[Dataset excerpt]
= = = = =

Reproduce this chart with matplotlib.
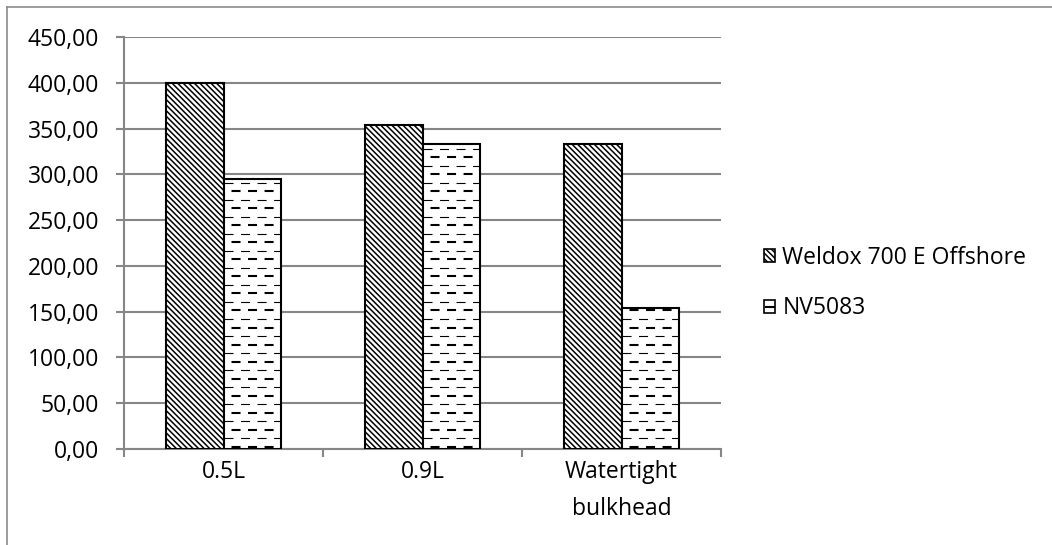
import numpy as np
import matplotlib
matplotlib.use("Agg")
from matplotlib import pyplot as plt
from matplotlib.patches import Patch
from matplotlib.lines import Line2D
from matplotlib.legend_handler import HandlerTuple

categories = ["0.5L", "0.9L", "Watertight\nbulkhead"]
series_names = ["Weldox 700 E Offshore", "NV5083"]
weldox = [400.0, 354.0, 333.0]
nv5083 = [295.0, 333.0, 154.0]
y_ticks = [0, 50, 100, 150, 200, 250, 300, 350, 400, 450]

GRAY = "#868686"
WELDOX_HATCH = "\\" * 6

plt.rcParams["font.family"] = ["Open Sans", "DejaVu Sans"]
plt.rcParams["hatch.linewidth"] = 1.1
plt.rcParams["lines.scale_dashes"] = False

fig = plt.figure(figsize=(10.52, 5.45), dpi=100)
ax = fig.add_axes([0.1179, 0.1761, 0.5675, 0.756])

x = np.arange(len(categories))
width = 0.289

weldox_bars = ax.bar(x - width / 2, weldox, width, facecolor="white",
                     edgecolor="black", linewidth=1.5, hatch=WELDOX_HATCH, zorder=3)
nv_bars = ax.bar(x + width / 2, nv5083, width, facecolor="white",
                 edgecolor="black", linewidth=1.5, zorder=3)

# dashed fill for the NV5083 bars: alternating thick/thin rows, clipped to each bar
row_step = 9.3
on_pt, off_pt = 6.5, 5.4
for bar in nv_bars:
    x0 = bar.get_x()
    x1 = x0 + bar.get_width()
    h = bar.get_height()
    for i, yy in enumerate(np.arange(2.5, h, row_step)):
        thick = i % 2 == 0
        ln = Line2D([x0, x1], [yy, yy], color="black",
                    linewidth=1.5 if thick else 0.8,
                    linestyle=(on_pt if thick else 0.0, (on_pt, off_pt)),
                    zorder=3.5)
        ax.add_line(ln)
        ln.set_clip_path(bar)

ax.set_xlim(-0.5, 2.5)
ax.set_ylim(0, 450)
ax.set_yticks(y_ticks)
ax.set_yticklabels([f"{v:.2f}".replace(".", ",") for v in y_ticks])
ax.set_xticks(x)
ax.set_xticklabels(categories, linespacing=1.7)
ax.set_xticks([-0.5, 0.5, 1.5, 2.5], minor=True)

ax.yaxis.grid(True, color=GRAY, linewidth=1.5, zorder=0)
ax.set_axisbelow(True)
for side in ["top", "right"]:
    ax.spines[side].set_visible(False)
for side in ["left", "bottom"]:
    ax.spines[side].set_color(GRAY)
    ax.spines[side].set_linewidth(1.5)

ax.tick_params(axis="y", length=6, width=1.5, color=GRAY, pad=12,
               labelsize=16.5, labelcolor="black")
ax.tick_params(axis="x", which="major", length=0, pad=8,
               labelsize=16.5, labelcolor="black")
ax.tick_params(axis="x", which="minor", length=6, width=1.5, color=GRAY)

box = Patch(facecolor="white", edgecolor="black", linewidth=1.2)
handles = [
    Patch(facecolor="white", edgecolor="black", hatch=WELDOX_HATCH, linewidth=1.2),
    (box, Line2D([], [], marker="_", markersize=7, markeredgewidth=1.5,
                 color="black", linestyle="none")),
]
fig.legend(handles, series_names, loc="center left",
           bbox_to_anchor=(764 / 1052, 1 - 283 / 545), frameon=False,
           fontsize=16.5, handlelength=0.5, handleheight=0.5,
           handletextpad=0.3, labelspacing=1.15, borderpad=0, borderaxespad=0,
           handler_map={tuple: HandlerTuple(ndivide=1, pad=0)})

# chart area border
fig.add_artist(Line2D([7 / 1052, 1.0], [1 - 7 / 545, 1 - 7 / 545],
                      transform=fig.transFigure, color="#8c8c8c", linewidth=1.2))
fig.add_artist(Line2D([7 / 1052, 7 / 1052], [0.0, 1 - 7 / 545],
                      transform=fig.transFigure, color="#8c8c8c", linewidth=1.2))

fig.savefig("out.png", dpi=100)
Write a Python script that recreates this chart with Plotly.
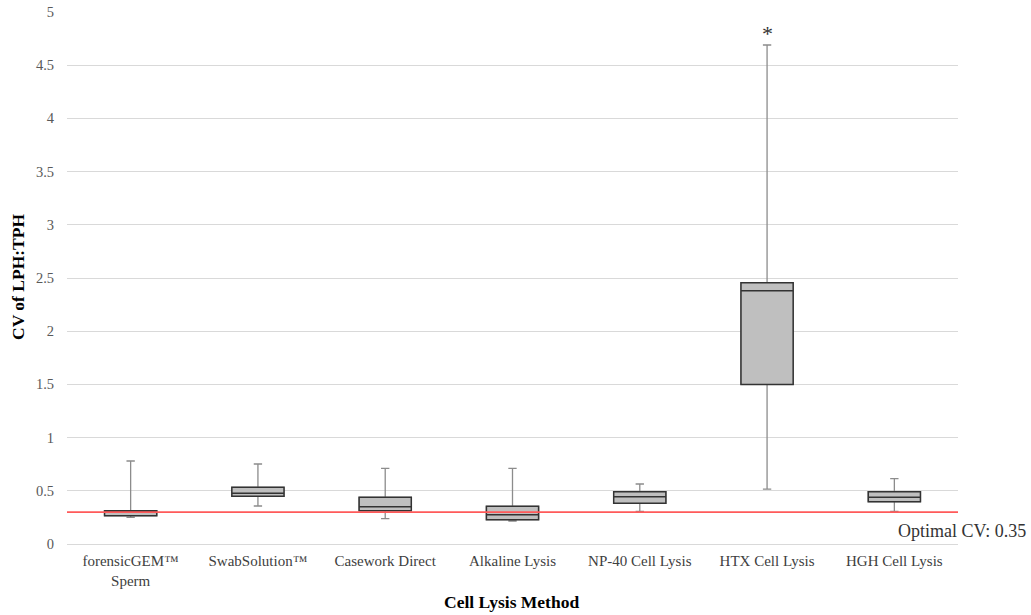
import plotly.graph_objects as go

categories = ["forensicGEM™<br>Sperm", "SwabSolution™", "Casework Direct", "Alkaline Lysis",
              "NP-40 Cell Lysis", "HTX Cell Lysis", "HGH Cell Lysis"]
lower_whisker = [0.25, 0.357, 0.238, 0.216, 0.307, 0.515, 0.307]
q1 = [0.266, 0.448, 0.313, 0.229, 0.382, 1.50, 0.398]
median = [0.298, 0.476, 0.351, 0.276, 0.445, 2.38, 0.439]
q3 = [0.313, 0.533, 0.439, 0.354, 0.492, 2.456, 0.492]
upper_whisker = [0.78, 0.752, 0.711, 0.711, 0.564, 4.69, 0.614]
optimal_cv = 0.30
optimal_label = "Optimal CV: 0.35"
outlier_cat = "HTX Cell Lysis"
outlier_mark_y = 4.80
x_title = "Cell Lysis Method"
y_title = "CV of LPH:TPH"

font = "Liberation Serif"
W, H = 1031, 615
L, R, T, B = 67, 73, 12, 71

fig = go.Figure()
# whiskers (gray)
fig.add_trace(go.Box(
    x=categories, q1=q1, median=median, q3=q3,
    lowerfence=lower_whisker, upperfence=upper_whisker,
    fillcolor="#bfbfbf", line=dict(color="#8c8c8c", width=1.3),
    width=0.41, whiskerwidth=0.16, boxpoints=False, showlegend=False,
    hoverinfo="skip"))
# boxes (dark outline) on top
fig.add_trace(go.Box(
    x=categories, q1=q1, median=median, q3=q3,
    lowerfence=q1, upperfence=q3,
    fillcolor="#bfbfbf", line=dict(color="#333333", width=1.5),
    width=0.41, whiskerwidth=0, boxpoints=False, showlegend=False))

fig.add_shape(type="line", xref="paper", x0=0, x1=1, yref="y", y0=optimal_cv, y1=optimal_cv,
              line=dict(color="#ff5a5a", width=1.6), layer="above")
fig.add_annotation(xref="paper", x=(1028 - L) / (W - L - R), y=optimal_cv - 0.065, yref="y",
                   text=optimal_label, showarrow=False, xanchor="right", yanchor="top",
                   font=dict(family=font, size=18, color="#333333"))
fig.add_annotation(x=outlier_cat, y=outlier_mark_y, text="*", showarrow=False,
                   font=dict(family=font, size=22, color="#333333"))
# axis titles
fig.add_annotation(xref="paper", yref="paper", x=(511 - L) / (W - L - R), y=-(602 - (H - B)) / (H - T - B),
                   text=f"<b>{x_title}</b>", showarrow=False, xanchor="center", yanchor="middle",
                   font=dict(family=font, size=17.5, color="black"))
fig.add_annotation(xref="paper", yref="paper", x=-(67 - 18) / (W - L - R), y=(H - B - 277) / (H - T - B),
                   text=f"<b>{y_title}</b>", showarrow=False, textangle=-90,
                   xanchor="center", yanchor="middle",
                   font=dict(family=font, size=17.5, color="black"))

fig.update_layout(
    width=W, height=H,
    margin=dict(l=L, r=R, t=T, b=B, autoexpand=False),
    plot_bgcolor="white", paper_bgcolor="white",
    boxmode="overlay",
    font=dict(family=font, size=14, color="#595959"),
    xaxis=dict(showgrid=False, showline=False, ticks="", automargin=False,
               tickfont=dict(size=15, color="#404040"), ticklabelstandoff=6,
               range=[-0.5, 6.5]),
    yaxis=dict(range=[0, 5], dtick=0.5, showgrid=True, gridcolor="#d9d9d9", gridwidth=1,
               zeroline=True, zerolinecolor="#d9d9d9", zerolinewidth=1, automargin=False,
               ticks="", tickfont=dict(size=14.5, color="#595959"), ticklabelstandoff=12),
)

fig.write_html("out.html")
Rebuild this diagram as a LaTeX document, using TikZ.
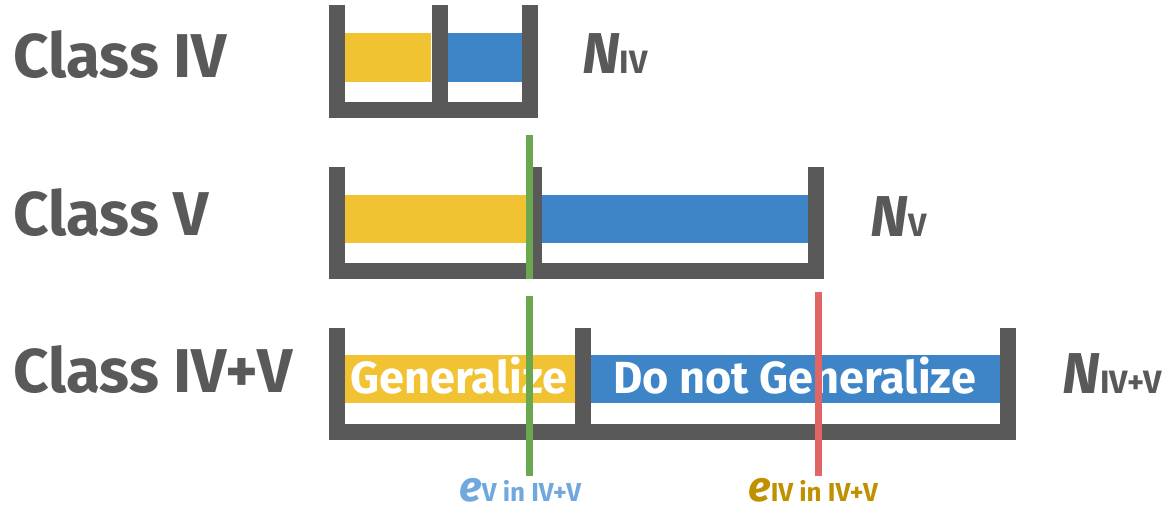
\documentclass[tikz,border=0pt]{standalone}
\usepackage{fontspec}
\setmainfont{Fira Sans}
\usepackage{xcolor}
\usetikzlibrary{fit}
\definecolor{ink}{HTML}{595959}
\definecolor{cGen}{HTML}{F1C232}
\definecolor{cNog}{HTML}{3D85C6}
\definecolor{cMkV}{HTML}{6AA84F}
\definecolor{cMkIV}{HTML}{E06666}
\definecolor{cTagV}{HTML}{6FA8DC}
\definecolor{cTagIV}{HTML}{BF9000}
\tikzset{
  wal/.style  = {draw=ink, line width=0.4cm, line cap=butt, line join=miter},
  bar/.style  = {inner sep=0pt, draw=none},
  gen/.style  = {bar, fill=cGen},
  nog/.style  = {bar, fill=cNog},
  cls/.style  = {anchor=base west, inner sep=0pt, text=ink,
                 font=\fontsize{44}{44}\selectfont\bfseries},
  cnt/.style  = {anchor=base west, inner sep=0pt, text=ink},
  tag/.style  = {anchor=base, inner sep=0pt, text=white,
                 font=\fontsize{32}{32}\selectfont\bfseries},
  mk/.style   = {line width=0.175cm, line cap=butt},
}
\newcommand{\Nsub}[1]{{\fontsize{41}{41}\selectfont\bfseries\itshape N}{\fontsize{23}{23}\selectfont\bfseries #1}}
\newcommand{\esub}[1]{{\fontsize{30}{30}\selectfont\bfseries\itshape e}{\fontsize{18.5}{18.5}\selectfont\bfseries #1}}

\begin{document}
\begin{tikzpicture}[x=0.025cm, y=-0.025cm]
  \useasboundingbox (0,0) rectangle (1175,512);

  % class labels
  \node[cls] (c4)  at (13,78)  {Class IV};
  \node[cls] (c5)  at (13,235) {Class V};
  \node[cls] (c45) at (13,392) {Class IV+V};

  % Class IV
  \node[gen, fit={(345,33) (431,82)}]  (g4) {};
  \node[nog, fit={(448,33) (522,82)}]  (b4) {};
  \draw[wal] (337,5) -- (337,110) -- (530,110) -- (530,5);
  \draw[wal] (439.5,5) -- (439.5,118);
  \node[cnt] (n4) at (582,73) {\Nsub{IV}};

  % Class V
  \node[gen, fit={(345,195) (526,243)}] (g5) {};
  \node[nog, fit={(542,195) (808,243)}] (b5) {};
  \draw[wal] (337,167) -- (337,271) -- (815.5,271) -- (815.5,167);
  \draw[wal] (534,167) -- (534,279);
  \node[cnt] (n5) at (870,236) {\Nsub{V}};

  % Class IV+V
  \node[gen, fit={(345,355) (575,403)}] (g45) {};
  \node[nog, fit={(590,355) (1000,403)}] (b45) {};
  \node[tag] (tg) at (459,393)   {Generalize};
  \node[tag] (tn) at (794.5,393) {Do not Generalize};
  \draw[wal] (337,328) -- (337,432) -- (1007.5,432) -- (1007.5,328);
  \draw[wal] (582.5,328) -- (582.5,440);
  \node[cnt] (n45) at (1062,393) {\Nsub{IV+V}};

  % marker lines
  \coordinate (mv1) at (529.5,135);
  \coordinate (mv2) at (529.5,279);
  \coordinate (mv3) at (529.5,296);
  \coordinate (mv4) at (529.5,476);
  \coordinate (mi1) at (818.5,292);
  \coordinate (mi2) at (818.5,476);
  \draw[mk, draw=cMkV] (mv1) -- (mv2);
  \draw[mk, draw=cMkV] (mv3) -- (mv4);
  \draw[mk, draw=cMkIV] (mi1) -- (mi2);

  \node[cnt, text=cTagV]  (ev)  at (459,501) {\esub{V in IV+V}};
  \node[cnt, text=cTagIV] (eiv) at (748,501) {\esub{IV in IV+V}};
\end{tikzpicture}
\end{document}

= = = = =

◆ Work to do:
Quote, exactly and only, the lines from the first line of the data above through the line containing "from matplotlib.legend_handler import". The pictures do not belong in it.

◆ Answer:
Reproduce this chart with matplotlib.
import numpy as np
import matplotlib
matplotlib.use("Agg")
from matplotlib import pyplot as plt
from matplotlib.patches import Patch
from matplotlib.lines import Line2D
from matplotlib.legend_handler import HandlerTuple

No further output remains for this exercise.